■ Data section:
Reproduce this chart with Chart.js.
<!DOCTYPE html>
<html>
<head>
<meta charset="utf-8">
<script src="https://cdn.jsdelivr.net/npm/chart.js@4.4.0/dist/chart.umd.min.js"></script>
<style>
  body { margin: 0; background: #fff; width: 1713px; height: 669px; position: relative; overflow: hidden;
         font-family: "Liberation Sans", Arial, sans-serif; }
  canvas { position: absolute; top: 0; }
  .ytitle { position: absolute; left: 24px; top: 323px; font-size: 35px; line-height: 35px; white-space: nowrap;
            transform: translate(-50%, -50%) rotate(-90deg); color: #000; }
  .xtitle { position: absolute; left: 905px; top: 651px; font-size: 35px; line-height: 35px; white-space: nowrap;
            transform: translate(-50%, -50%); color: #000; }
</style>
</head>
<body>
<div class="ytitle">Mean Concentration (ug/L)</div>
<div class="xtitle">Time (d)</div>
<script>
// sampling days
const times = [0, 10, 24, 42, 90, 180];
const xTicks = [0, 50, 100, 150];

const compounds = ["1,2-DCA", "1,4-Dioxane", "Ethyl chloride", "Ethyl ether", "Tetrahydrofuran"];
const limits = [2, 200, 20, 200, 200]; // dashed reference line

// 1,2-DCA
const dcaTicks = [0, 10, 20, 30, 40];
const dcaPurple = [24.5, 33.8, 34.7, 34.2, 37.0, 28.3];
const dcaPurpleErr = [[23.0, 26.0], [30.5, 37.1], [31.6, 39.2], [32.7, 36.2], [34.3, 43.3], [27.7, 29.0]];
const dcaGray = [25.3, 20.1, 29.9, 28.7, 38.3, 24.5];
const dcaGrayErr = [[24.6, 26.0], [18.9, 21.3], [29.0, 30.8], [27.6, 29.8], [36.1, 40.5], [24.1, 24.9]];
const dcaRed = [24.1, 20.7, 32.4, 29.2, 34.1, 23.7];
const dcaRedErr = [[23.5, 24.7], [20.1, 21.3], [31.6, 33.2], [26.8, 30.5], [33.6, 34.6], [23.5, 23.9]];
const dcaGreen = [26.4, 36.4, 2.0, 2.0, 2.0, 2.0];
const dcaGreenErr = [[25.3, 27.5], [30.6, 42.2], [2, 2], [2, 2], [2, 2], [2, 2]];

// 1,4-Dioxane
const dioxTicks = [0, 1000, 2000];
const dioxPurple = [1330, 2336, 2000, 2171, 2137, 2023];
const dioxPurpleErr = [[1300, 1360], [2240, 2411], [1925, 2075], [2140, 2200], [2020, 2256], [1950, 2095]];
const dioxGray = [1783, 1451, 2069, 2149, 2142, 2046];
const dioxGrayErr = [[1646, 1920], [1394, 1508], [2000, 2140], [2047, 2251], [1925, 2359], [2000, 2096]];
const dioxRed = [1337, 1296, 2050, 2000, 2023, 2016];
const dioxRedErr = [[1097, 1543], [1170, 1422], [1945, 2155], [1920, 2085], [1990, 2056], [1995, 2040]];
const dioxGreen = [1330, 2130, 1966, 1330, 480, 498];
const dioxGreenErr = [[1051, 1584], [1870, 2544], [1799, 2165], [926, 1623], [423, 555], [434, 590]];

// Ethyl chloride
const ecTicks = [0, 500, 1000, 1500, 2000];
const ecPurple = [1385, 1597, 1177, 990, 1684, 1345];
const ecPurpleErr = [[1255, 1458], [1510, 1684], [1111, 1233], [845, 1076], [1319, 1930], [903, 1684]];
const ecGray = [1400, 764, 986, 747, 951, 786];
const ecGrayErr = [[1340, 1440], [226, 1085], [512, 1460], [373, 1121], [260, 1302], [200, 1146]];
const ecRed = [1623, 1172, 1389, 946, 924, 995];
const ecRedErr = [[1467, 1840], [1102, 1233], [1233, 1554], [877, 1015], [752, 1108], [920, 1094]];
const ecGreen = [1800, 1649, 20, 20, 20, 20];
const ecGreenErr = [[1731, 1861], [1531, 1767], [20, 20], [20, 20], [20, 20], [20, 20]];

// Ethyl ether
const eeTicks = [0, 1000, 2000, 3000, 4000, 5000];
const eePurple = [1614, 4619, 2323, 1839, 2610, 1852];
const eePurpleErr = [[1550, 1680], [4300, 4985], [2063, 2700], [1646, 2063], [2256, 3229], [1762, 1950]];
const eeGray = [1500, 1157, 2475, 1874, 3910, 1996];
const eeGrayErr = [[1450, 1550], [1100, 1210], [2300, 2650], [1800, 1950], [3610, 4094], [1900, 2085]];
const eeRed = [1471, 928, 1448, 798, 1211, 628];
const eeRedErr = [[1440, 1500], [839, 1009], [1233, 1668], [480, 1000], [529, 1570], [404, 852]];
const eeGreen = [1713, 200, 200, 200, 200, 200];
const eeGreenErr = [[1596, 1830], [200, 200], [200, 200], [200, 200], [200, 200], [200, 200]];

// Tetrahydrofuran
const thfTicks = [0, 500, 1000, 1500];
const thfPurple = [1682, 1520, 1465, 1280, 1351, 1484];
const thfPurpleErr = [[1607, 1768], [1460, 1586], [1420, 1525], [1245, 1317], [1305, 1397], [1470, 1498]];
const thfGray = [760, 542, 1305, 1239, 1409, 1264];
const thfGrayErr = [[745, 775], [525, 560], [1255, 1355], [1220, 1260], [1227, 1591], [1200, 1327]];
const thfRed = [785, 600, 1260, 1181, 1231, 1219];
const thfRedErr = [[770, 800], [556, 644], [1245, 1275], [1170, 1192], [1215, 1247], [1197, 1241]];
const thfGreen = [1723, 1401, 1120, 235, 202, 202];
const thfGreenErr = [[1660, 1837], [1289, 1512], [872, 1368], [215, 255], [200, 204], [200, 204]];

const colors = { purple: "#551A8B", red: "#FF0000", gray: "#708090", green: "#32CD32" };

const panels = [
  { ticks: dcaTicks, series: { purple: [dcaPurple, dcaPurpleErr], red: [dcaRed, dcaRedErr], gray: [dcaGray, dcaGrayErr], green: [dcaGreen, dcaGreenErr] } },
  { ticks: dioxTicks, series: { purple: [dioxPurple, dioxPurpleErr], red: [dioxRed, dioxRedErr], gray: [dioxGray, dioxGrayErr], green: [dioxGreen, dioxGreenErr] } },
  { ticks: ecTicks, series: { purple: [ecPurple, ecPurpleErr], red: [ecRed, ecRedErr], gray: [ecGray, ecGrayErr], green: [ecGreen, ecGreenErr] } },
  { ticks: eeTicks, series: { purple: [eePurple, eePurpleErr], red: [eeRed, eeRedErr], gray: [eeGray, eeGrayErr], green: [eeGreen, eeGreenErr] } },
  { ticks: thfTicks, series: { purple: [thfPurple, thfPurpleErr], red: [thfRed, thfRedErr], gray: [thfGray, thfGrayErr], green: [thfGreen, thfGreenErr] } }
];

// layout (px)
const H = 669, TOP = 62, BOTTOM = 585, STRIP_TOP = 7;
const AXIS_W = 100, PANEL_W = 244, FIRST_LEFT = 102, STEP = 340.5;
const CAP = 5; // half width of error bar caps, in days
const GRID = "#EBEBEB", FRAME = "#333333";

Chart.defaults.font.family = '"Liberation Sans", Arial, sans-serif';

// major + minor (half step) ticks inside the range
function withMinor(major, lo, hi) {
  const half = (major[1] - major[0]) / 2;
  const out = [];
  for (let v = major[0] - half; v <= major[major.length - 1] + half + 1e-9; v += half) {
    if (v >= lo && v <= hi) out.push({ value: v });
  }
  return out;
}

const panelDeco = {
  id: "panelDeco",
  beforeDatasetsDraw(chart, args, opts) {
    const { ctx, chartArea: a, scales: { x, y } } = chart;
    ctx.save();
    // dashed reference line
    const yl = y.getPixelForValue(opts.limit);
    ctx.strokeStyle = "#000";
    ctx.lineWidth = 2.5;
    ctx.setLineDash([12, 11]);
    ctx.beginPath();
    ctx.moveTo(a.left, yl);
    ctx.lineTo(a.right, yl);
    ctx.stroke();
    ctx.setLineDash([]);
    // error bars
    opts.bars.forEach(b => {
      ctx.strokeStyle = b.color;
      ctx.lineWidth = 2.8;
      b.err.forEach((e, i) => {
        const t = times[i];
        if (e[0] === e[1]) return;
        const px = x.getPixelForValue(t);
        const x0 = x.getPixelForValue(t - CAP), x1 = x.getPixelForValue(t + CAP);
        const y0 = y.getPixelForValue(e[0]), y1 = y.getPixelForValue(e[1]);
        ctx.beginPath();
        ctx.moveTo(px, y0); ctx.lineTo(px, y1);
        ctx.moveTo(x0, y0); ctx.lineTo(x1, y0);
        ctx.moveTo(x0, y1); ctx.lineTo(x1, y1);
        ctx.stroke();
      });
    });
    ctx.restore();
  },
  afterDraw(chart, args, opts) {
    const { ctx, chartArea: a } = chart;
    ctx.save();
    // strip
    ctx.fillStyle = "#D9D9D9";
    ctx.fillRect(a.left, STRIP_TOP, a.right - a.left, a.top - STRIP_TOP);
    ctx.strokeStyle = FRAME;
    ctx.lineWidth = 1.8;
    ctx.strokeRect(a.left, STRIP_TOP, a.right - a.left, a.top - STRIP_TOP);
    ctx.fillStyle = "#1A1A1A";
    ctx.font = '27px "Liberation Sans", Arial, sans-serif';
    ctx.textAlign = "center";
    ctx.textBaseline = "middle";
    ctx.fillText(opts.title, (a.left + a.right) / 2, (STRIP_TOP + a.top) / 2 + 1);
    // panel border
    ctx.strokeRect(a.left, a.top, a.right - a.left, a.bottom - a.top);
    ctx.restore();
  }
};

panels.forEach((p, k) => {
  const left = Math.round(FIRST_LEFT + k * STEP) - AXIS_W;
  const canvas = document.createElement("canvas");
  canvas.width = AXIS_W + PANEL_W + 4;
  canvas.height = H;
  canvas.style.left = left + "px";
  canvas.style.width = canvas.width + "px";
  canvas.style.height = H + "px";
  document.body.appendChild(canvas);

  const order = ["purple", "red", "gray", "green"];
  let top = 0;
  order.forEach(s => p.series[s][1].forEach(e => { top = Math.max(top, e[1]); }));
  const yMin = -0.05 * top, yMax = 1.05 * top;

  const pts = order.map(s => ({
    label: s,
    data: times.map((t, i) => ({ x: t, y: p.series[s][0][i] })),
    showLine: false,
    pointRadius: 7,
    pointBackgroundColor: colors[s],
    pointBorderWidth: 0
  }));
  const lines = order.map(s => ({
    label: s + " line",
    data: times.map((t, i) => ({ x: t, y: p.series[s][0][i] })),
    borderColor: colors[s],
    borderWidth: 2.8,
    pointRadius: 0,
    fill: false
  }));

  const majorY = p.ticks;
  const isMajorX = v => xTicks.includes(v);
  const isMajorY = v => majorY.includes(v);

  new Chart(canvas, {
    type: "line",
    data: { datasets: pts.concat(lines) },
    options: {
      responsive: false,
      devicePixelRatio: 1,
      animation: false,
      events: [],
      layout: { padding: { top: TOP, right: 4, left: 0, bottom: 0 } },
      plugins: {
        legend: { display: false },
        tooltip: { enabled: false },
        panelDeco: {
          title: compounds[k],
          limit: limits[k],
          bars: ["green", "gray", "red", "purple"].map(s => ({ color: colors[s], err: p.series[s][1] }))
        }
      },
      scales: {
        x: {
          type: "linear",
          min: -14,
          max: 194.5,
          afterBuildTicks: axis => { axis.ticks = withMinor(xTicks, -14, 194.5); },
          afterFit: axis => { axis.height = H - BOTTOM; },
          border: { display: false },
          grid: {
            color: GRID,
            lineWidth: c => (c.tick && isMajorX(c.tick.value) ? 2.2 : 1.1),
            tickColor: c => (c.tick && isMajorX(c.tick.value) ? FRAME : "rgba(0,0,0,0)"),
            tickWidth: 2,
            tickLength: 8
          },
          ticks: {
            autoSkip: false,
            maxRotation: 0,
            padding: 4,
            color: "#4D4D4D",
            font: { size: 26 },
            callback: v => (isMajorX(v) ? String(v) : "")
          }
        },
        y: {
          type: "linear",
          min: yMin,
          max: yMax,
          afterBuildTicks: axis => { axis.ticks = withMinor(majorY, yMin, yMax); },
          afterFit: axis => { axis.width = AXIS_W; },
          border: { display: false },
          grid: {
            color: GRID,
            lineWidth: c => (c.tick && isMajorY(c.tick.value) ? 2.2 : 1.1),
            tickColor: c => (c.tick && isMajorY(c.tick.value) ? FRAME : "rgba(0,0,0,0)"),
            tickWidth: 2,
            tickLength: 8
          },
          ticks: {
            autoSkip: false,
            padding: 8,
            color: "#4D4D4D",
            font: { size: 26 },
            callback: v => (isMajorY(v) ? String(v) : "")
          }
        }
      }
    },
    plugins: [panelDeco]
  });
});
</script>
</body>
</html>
...
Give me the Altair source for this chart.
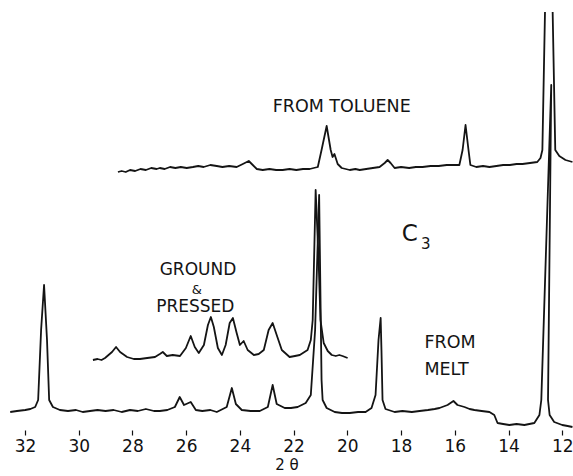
...
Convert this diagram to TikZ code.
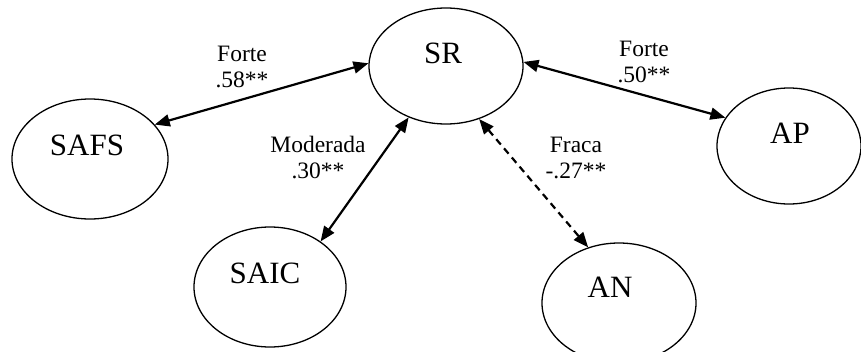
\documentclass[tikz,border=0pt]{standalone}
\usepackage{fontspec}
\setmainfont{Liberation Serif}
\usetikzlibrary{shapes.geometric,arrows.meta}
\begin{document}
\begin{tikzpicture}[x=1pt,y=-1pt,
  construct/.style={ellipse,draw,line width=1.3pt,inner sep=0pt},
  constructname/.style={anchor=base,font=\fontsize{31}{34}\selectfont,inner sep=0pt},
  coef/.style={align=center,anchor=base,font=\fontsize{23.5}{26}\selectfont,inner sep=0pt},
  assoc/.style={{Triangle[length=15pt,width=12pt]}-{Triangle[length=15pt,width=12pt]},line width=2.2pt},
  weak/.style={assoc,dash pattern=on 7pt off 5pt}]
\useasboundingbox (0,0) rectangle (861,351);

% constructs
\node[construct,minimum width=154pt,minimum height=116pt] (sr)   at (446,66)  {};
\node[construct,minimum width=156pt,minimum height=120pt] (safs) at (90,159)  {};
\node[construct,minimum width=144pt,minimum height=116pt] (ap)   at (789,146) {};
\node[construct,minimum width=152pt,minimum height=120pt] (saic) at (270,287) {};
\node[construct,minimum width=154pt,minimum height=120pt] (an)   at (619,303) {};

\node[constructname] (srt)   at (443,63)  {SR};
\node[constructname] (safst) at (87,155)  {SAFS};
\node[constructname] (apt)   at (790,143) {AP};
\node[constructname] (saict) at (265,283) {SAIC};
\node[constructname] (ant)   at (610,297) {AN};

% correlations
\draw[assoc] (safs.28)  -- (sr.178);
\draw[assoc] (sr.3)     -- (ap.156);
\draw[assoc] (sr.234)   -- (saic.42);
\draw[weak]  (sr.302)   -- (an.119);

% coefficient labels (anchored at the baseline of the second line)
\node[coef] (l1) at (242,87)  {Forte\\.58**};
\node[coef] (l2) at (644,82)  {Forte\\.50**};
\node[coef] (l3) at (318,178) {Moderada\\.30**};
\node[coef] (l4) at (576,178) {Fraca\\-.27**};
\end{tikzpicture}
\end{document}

■ Task brief:
Show the lines where the word "this" appears in the entries.

■ Response to the exercise:
Reproduce this chart with Chart.js.
Give me the Altair source for this chart.
Convert this diagram to TikZ code.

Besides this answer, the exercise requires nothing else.